Subltety 4+: more flavors
Apart from stock and chicken fat itself, there are still other subtleties in the flavor area.
First and foremost is the ginger. It was only when I looked for recipes that I found out that ginger is one of the key ingredients – and yet all of the Tinola I had before never even had a hint of ginger in them.
I’m not saying you should overdo the ginger and make your soup taste like salabat, but you should at least use enough to make the person eating taste and feel some of the heat from the ginger. If you can’t decide how much ginger to use, just remember that Tinola is a cold-weather dish.
Speaking of heat, most recipes call for dahon ng sili (chili leaves) to give more depth to the hot ginger stew and I would suggest beginners to use that instead of harder to prepare malunggay. I prefer the latter mainly because I can get fresh leaves from the virtually unkillable zero-maintenance malunggay trees our backyard.

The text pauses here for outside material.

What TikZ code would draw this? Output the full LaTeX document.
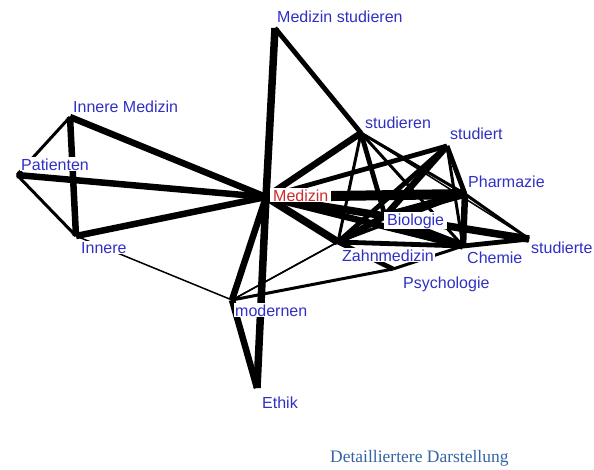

On to the other vegetable aspect, most recipes also call for unripe papaya instead of chayote. They become the same texture in the end, but I personally don’t like unripe papaya in my tinola. I have a sweet tooth so I prefer chayote’s slightly sweet undertones over papaya’s bitter aftertaste. People who grew up on bitter dishes (e.g. Ilocanos with their Pakbet and Papaitan) usually prefer the former, though.
The last thing I’m going to touch is the rice water. Due to the other factors affecting the taste of the stew, I honestly can’t tell the difference between Tinola made with plain water and one made with rice water. Theoretically the rice starch should thicken the broth but I really don’t have the patience to make 2 batches at the same time and compare both. However, since I’m typically the guy washing and cooking the rice before cooking the ulam, saving the rice washings for Tinola couldn’t hurt.
As a side note, I never thought I’d write a 1000+ word essay on a dish I hated until last year.